===== Data for this exercise

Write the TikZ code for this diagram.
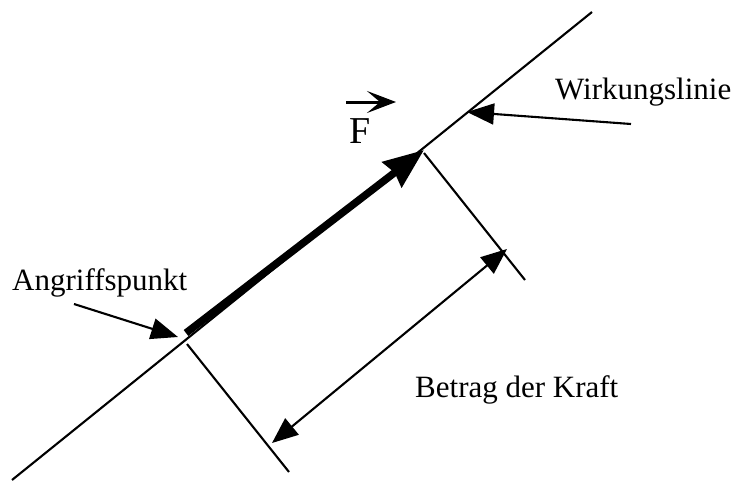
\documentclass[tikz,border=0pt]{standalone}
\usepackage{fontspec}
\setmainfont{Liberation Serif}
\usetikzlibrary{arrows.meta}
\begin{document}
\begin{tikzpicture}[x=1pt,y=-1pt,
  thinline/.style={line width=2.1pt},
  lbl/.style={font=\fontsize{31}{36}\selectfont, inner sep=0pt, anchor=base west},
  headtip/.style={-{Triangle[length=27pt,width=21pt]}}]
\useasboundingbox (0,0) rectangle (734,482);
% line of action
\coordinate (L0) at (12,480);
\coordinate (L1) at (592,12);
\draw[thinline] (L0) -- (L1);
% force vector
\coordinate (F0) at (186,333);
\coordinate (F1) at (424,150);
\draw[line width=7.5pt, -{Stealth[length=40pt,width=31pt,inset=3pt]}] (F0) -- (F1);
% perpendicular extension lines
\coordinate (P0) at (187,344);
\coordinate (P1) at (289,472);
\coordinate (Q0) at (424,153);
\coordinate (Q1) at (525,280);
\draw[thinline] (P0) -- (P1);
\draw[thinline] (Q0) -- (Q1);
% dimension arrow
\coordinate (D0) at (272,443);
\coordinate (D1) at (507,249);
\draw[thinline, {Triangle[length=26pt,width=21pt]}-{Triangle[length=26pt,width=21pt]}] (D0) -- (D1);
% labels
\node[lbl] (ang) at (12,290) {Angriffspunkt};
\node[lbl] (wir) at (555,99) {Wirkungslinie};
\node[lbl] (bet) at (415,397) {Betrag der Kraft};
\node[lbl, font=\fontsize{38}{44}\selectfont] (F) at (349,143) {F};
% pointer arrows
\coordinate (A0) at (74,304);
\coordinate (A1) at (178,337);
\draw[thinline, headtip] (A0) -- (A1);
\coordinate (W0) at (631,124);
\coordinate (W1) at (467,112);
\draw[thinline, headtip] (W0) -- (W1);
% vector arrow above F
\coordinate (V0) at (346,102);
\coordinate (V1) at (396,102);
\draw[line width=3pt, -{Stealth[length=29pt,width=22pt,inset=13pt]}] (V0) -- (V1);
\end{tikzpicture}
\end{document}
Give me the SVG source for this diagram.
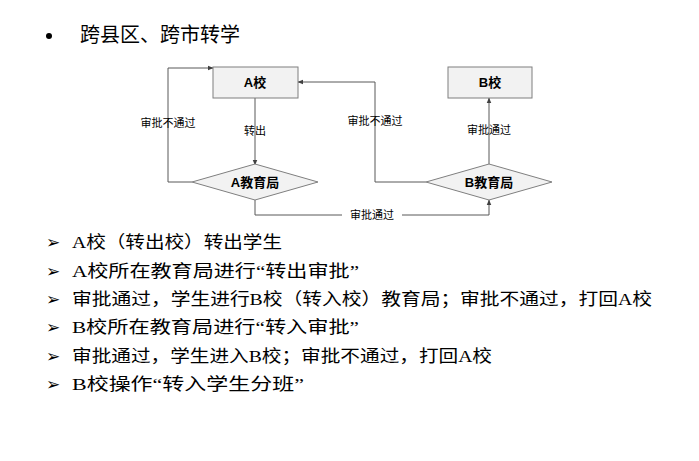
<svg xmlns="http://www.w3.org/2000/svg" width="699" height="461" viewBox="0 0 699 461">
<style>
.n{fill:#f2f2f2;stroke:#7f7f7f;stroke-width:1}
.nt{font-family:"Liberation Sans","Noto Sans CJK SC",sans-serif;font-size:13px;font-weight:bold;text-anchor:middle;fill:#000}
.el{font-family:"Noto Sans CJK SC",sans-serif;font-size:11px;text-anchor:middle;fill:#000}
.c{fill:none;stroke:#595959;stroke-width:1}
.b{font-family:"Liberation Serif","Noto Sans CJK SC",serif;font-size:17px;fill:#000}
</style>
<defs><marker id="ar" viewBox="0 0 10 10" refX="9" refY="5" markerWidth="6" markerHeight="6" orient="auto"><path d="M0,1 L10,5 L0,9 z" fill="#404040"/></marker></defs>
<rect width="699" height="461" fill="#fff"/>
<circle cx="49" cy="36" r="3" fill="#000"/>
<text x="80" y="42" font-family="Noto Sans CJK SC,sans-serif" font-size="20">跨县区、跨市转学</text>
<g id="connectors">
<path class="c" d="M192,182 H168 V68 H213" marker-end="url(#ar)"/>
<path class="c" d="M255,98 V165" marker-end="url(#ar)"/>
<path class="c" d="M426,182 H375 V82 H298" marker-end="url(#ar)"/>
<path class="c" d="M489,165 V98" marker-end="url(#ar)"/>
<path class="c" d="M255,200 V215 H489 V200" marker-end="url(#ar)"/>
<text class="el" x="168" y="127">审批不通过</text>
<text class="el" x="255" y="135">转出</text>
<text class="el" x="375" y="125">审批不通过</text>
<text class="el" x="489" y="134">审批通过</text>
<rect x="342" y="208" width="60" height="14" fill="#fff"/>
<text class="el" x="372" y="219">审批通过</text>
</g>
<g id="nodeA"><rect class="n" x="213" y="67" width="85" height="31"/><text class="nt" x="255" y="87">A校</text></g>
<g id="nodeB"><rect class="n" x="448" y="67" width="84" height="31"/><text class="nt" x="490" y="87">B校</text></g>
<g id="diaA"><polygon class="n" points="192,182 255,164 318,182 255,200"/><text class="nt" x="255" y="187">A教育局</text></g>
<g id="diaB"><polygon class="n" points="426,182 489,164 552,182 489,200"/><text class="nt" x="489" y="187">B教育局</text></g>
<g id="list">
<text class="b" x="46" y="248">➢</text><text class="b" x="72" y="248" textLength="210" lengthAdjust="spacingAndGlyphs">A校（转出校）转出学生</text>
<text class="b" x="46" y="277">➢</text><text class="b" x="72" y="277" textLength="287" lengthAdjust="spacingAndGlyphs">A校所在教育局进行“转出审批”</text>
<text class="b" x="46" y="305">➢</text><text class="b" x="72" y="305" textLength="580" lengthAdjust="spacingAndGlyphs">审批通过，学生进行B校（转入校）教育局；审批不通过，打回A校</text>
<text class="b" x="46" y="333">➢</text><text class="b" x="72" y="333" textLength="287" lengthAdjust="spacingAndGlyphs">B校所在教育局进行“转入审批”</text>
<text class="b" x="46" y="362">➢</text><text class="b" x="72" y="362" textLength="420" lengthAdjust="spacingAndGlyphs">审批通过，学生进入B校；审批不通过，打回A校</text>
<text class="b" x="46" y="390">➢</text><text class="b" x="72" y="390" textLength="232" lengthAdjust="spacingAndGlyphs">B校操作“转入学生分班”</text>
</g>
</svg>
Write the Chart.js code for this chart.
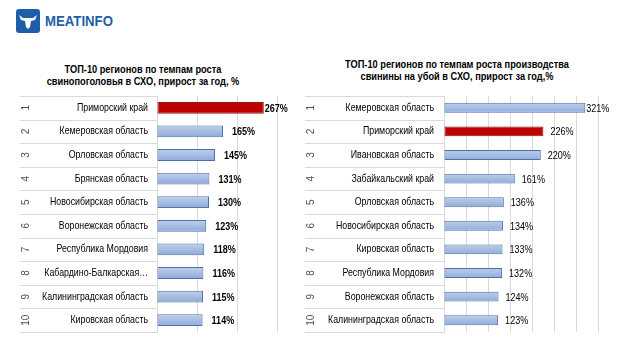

==========

▶ _Task statement_
Write the records above out again exactly, with no pictures in your copy.

▶ _Solution to this exercise_
Write the TikZ code for this diagram.
\documentclass[tikz,border=0pt]{standalone}
\usepackage{fontspec}
\setmainfont{Liberation Serif}
\usetikzlibrary{arrows.meta}
\begin{document}
\begin{tikzpicture}[x=1pt,y=-1pt,
  thinline/.style={line width=2.1pt},
  lbl/.style={font=\fontsize{31}{36}\selectfont, inner sep=0pt, anchor=base west},
  headtip/.style={-{Triangle[length=27pt,width=21pt]}}]
\useasboundingbox (0,0) rectangle (734,482);
% line of action
\coordinate (L0) at (12,480);
\coordinate (L1) at (592,12);
\draw[thinline] (L0) -- (L1);
% force vector
\coordinate (F0) at (186,333);
\coordinate (F1) at (424,150);
\draw[line width=7.5pt, -{Stealth[length=40pt,width=31pt,inset=3pt]}] (F0) -- (F1);
% perpendicular extension lines
\coordinate (P0) at (187,344);
\coordinate (P1) at (289,472);
\coordinate (Q0) at (424,153);
\coordinate (Q1) at (525,280);
\draw[thinline] (P0) -- (P1);
\draw[thinline] (Q0) -- (Q1);
% dimension arrow
\coordinate (D0) at (272,443);
\coordinate (D1) at (507,249);
\draw[thinline, {Triangle[length=26pt,width=21pt]}-{Triangle[length=26pt,width=21pt]}] (D0) -- (D1);
% labels
\node[lbl] (ang) at (12,290) {Angriffspunkt};
\node[lbl] (wir) at (555,99) {Wirkungslinie};
\node[lbl] (bet) at (415,397) {Betrag der Kraft};
\node[lbl, font=\fontsize{38}{44}\selectfont] (F) at (349,143) {F};
% pointer arrows
\coordinate (A0) at (74,304);
\coordinate (A1) at (178,337);
\draw[thinline, headtip] (A0) -- (A1);
\coordinate (W0) at (631,124);
\coordinate (W1) at (467,112);
\draw[thinline, headtip] (W0) -- (W1);
% vector arrow above F
\coordinate (V0) at (346,102);
\coordinate (V1) at (396,102);
\draw[line width=3pt, -{Stealth[length=29pt,width=22pt,inset=13pt]}] (V0) -- (V1);
\end{tikzpicture}
\end{document}
Give me the SVG source for this diagram.
<svg xmlns="http://www.w3.org/2000/svg" width="699" height="461" viewBox="0 0 699 461">
<style>
.n{fill:#f2f2f2;stroke:#7f7f7f;stroke-width:1}
.nt{font-family:"Liberation Sans","Noto Sans CJK SC",sans-serif;font-size:13px;font-weight:bold;text-anchor:middle;fill:#000}
.el{font-family:"Noto Sans CJK SC",sans-serif;font-size:11px;text-anchor:middle;fill:#000}
.c{fill:none;stroke:#595959;stroke-width:1}
.b{font-family:"Liberation Serif","Noto Sans CJK SC",serif;font-size:17px;fill:#000}
</style>
<defs><marker id="ar" viewBox="0 0 10 10" refX="9" refY="5" markerWidth="6" markerHeight="6" orient="auto"><path d="M0,1 L10,5 L0,9 z" fill="#404040"/></marker></defs>
<rect width="699" height="461" fill="#fff"/>
<circle cx="49" cy="36" r="3" fill="#000"/>
<text x="80" y="42" font-family="Noto Sans CJK SC,sans-serif" font-size="20">跨县区、跨市转学</text>
<g id="connectors">
<path class="c" d="M192,182 H168 V68 H213" marker-end="url(#ar)"/>
<path class="c" d="M255,98 V165" marker-end="url(#ar)"/>
<path class="c" d="M426,182 H375 V82 H298" marker-end="url(#ar)"/>
<path class="c" d="M489,165 V98" marker-end="url(#ar)"/>
<path class="c" d="M255,200 V215 H489 V200" marker-end="url(#ar)"/>
<text class="el" x="168" y="127">审批不通过</text>
<text class="el" x="255" y="135">转出</text>
<text class="el" x="375" y="125">审批不通过</text>
<text class="el" x="489" y="134">审批通过</text>
<rect x="342" y="208" width="60" height="14" fill="#fff"/>
<text class="el" x="372" y="219">审批通过</text>
</g>
<g id="nodeA"><rect class="n" x="213" y="67" width="85" height="31"/><text class="nt" x="255" y="87">A校</text></g>
<g id="nodeB"><rect class="n" x="448" y="67" width="84" height="31"/><text class="nt" x="490" y="87">B校</text></g>
<g id="diaA"><polygon class="n" points="192,182 255,164 318,182 255,200"/><text class="nt" x="255" y="187">A教育局</text></g>
<g id="diaB"><polygon class="n" points="426,182 489,164 552,182 489,200"/><text class="nt" x="489" y="187">B教育局</text></g>
<g id="list">
<text class="b" x="46" y="248">➢</text><text class="b" x="72" y="248" textLength="210" lengthAdjust="spacingAndGlyphs">A校（转出校）转出学生</text>
<text class="b" x="46" y="277">➢</text><text class="b" x="72" y="277" textLength="287" lengthAdjust="spacingAndGlyphs">A校所在教育局进行“转出审批”</text>
<text class="b" x="46" y="305">➢</text><text class="b" x="72" y="305" textLength="580" lengthAdjust="spacingAndGlyphs">审批通过，学生进行B校（转入校）教育局；审批不通过，打回A校</text>
<text class="b" x="46" y="333">➢</text><text class="b" x="72" y="333" textLength="287" lengthAdjust="spacingAndGlyphs">B校所在教育局进行“转入审批”</text>
<text class="b" x="46" y="362">➢</text><text class="b" x="72" y="362" textLength="420" lengthAdjust="spacingAndGlyphs">审批通过，学生进入B校；审批不通过，打回A校</text>
<text class="b" x="46" y="390">➢</text><text class="b" x="72" y="390" textLength="232" lengthAdjust="spacingAndGlyphs">B校操作“转入学生分班”</text>
</g>
</svg>
Write the Chart.js code for this chart.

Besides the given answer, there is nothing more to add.